The Wide World of Networks
Want to tour all the world's most exotic locales? You might consider going into the fiber optic cable business.
From the remote villages of Greenland to the west coast of Africa, the Suez Canal and the Himalayas, telecom companies are busy laying cable to enable better Internet communications at a pace not seen in a good seven years, the Wall Street Journal reported last week.
Seven years ago, many of you might recall, was the time of a crushing bust for the telecom industry which, it was said, grossly overestimated the world's need for cable and kept building its way into a glut. The companies responsible for this overexpansion suffered a collective $2 trillion loss in stock market capitalization.
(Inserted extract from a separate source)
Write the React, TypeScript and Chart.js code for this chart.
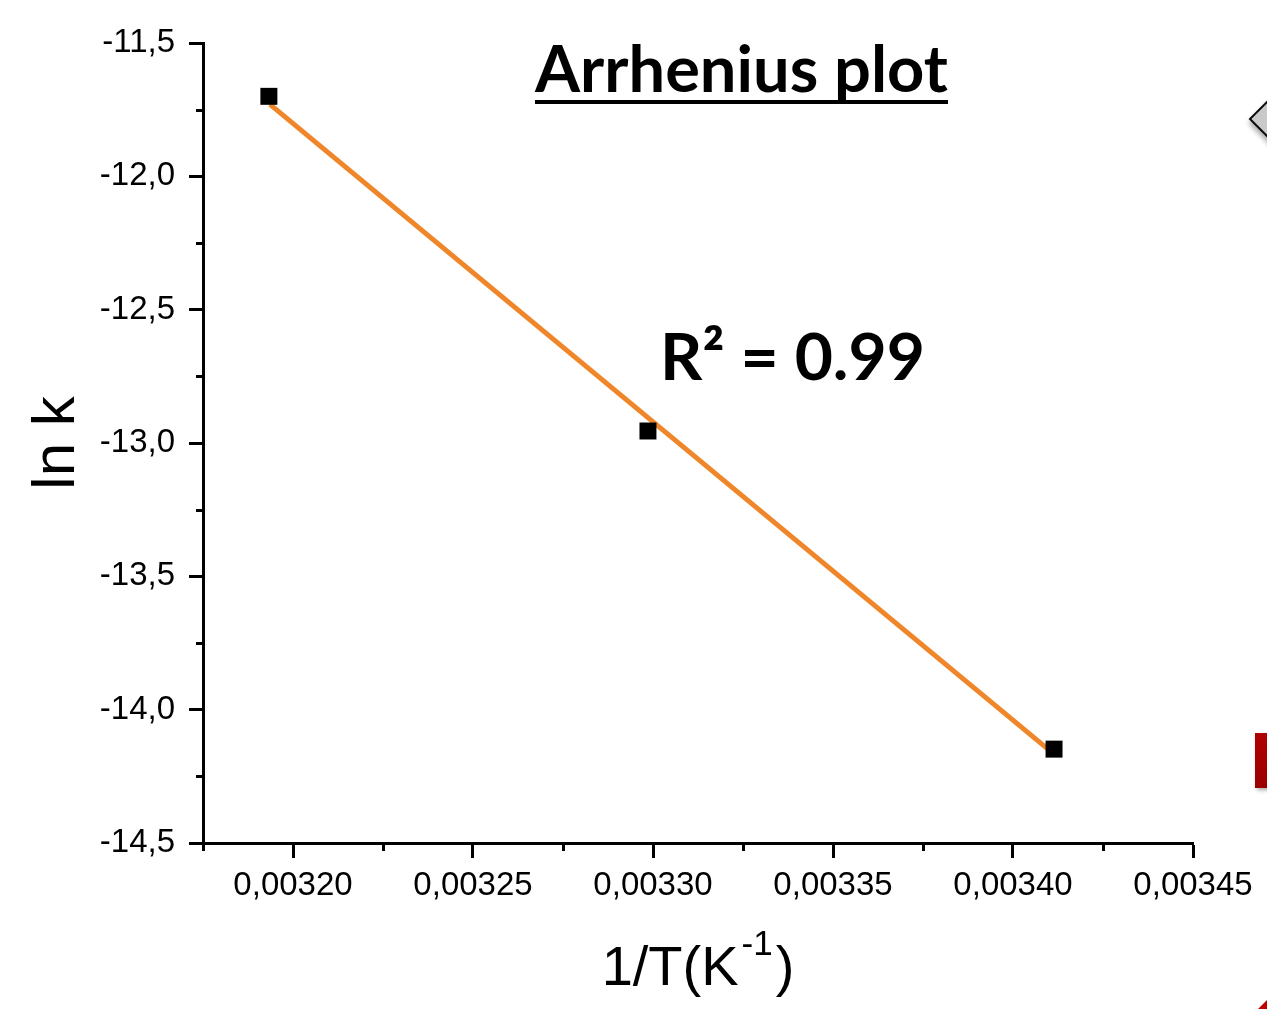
import React, { useEffect, useRef } from 'react';
import { Chart, registerables } from 'chart.js';

Chart.register(...registerables);

// ---- data ----
const invTemperature = [0.0031933, 0.0032986, 0.0034114];
const lnK = [-11.7, -12.955, -14.148];
const fitInvTemperature = [0.0031936, 0.0034108];
const fitLnK = [-11.73, -14.16];

const xTickValues = [0.0032, 0.00325, 0.0033, 0.00335, 0.0034, 0.00345];
const xTickLabels = ['0,00320', '0,00325', '0,00330', '0,00335', '0,00340', '0,00345'];
const xMinorTickValues = [0.003175, 0.003225, 0.003275, 0.003325, 0.003375, 0.003425];
const yTickValues = [-14.5, -14, -13.5, -13, -12.5, -12, -11.5];
const yTickLabels = ['-14,5', '-14,0', '-13,5', '-13,0', '-12,5', '-12,0', '-11,5'];
const yMinorTickValues = [-14.25, -13.75, -13.25, -12.75, -12.25, -11.75];

const xRange = [0.003175, 0.00345];
const yRange = [-14.5, -11.5];

const titleText = 'Arrhenius plot';
const rSquaredText = 'R² = 0.99';
const xTitleMain = '1/T(K';
const xTitleSup = '-1';
const xTitleClose = ')';
const yTitleText = 'ln k';

// ---- styles ----
const W = 1267;
const H = 1009;
const ARIAL = '"Liberation Sans", Arial, sans-serif';
const CALIBRI = 'Lato, "Open Sans", sans-serif';
const ORANGE = '#F0862A';

function fitFont(ctx: CanvasRenderingContext2D, text: string, family: string, targetWidth: number) {
  ctx.font = `bold 100px ${family}`;
  const w = ctx.measureText(text).width;
  return (100 * targetWidth) / w;
}

const overlayPlugin = {
  id: 'overlay',
  afterDraw(chart: any) {
    const { ctx, chartArea, scales } = chart;
    const xs = scales.x;
    const ys = scales.y;
    ctx.save();
    ctx.strokeStyle = '#000';
    ctx.lineWidth = 3;
    ctx.lineCap = 'butt';
    // minor ticks
    ctx.beginPath();
    xMinorTickValues.forEach((v) => {
      const px = Math.round(xs.getPixelForValue(v)) + 0.5;
      ctx.moveTo(px, chartArea.bottom);
      ctx.lineTo(px, chartArea.bottom + 8);
    });
    yMinorTickValues.forEach((v) => {
      const py = Math.round(ys.getPixelForValue(v)) + 0.5;
      ctx.moveTo(chartArea.left, py);
      ctx.lineTo(chartArea.left - 7, py);
    });
    ctx.stroke();

    ctx.fillStyle = '#000';
    ctx.textBaseline = 'alphabetic';
    ctx.textAlign = 'left';

    // title, underlined
    const tLeft = 535;
    const tWidth = 413;
    const tBase = 92;
    const tSize = fitFont(ctx, titleText, CALIBRI, tWidth);
    ctx.font = `bold ${tSize}px ${CALIBRI}`;
    ctx.fillText(titleText, tLeft, tBase);
    ctx.fillRect(tLeft, tBase + 8, tWidth, 4);

    // R squared
    const rSize = fitFont(ctx, rSquaredText, CALIBRI, 265);
    ctx.font = `bold ${rSize}px ${CALIBRI}`;
    ctx.fillText(rSquaredText, 660, 380);

    // x axis title with superscript
    const mainFont = `56px ${ARIAL}`;
    const supFont = `35px ${ARIAL}`;
    ctx.font = mainFont;
    const w1 = ctx.measureText(xTitleMain).width;
    const w3 = ctx.measureText(xTitleClose).width;
    ctx.font = supFont;
    const w2 = ctx.measureText(xTitleSup).width;
    const gap = 3;
    const total = w1 + gap + w2 + gap + w3;
    const cx = (chartArea.left + chartArea.right) / 2;
    let x = cx - total / 2;
    const base = chart.height - 24;
    ctx.font = mainFont;
    ctx.fillText(xTitleMain, x, base);
    x += w1 + gap;
    ctx.font = supFont;
    ctx.fillText(xTitleSup, x, base - 30);
    x += w2 + gap;
    ctx.font = mainFont;
    ctx.fillText(xTitleClose, x, base);
    ctx.restore();
  },
};

export default function App() {
  const canvasRef = useRef<HTMLCanvasElement | null>(null);

  useEffect(() => {
    const canvas = canvasRef.current;
    if (!canvas) return;
    const chart = new Chart(canvas, {
      type: 'scatter',
      data: {
        datasets: [
          {
            label: 'ln k',
            data: invTemperature.map((x, i) => ({ x, y: lnK[i] })),
            pointStyle: 'rect',
            pointRadius: 12,
            pointHoverRadius: 12,
            backgroundColor: '#000',
            borderColor: '#000',
            borderWidth: 0,
            showLine: false,
          },
          {
            label: 'fit',
            data: fitInvTemperature.map((x, i) => ({ x, y: fitLnK[i] })),
            showLine: true,
            borderColor: ORANGE,
            backgroundColor: ORANGE,
            borderWidth: 5,
            pointRadius: 0,
            pointHoverRadius: 0,
            fill: false,
          },
        ],
      },
      options: {
        responsive: false,
        animation: false,
        devicePixelRatio: 1,
        layout: { padding: { left: 0, top: 43, right: 74, bottom: 0 } },
        plugins: {
          legend: { display: false },
          tooltip: { enabled: false },
          title: { display: false },
        },
        scales: {
          x: {
            type: 'linear',
            min: xRange[0],
            max: xRange[1],
            afterBuildTicks: (s: any) => {
              s.ticks = xTickValues.map((v) => ({ value: v }));
            },
            afterFit: (s: any) => {
              s.height = 166;
            },
            ticks: {
              callback: (_v: any, i: number) => xTickLabels[i],
              font: { size: 33, family: ARIAL },
              color: '#000',
              padding: 8,
              maxRotation: 0,
              autoSkip: false,
            },
            grid: {
              drawOnChartArea: false,
              drawTicks: true,
              tickLength: 15,
              tickWidth: 3,
              tickColor: '#000',
            },
            border: { display: true, color: '#000', width: 3 },
            title: { display: false },
          },
          y: {
            type: 'linear',
            min: yRange[0],
            max: yRange[1],
            afterBuildTicks: (s: any) => {
              s.ticks = yTickValues.map((v) => ({ value: v }));
            },
            afterFit: (s: any) => {
              s.width = 203;
            },
            ticks: {
              callback: (_v: any, i: number) => yTickLabels[i],
              font: { size: 33, family: ARIAL },
              color: '#000',
              padding: 14,
              autoSkip: false,
            },
            grid: {
              drawOnChartArea: false,
              drawTicks: true,
              tickLength: 14,
              tickWidth: 3,
              tickColor: '#000',
            },
            border: { display: true, color: '#000', width: 3 },
            title: {
              display: true,
              text: yTitleText,
              color: '#000',
              font: { size: 60, family: ARIAL },
              padding: { top: 21, bottom: 0 },
            },
          },
        },
      },
      plugins: [overlayPlugin],
    } as any);
    return () => chart.destroy();
  }, []);

  return (
    <div
      style={{
        position: 'absolute',
        left: 0,
        top: 0,
        width: W,
        height: H,
        overflow: 'hidden',
        background: '#fff',
      }}
    >
      <canvas ref={canvasRef} width={W} height={H} style={{ display: 'block', width: W, height: H }} />
      {/* slide decorations cut off at the right edge */}
      <div
        style={{
          position: 'absolute',
          left: 1261,
          top: 89,
          width: 56,
          height: 56,
          transform: 'rotate(45deg)',
          background: '#c9c9c9',
          border: '2px solid #000',
          boxShadow: '3px 3px 5px rgba(0,0,0,0.35)',
        }}
      />
      <div
        style={{
          position: 'absolute',
          left: 1255,
          top: 733,
          width: 30,
          height: 55,
          background: 'linear-gradient(#b00000, #9a0000)',
          boxShadow: '2px 2px 4px rgba(0,0,0,0.35)',
        }}
      />
      <div
        style={{
          position: 'absolute',
          left: 1258,
          top: 1000,
          width: 9,
          height: 9,
          background: '#c00000',
          clipPath: 'polygon(0 100%, 100% 0, 100% 100%)',
        }}
      />
    </div>
  );
}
Yet here we are not even a decade later and guess what? All that "excess capacity" is not only being used regularly but is strained to meet the demand for Internet service in many regions of the world, like the Middle East, which was recently the site of four major cable outages that disrupted Internet connections from Egypt to India.
Even as recently as seven years ago, when the Internet was a ubiquitous work tool and rapidly being adopted in the home, few people could have predicted the pace at which our demand for connectivity would grow.
The upcoming 2010 World Cup in South Africa, for instance, is the impetus for a frenzied cable expansion throughout the African continent. And the 57,000 residents of Greenland are now connecting to the Internet in volumes that far exceeds that country's satellite capacity. The government there is investing some $130 million to lay cable connecting it to Iceland and Newfoundland.
So what is the lesson from all these far-flung places? I think there are a couple. One, while YouTube and MySpace feel thoroughly "American", the explosion in Internet usage is a global phenomenon with global significance. And, whether you make your connection on a desktop, a laptop or a wireless device, somewhere there are heavy duty wires and cables making that connection possible. That requires hefty investments, lots of labor, and, if we want to avoid massive outages in the future, foresight and planning.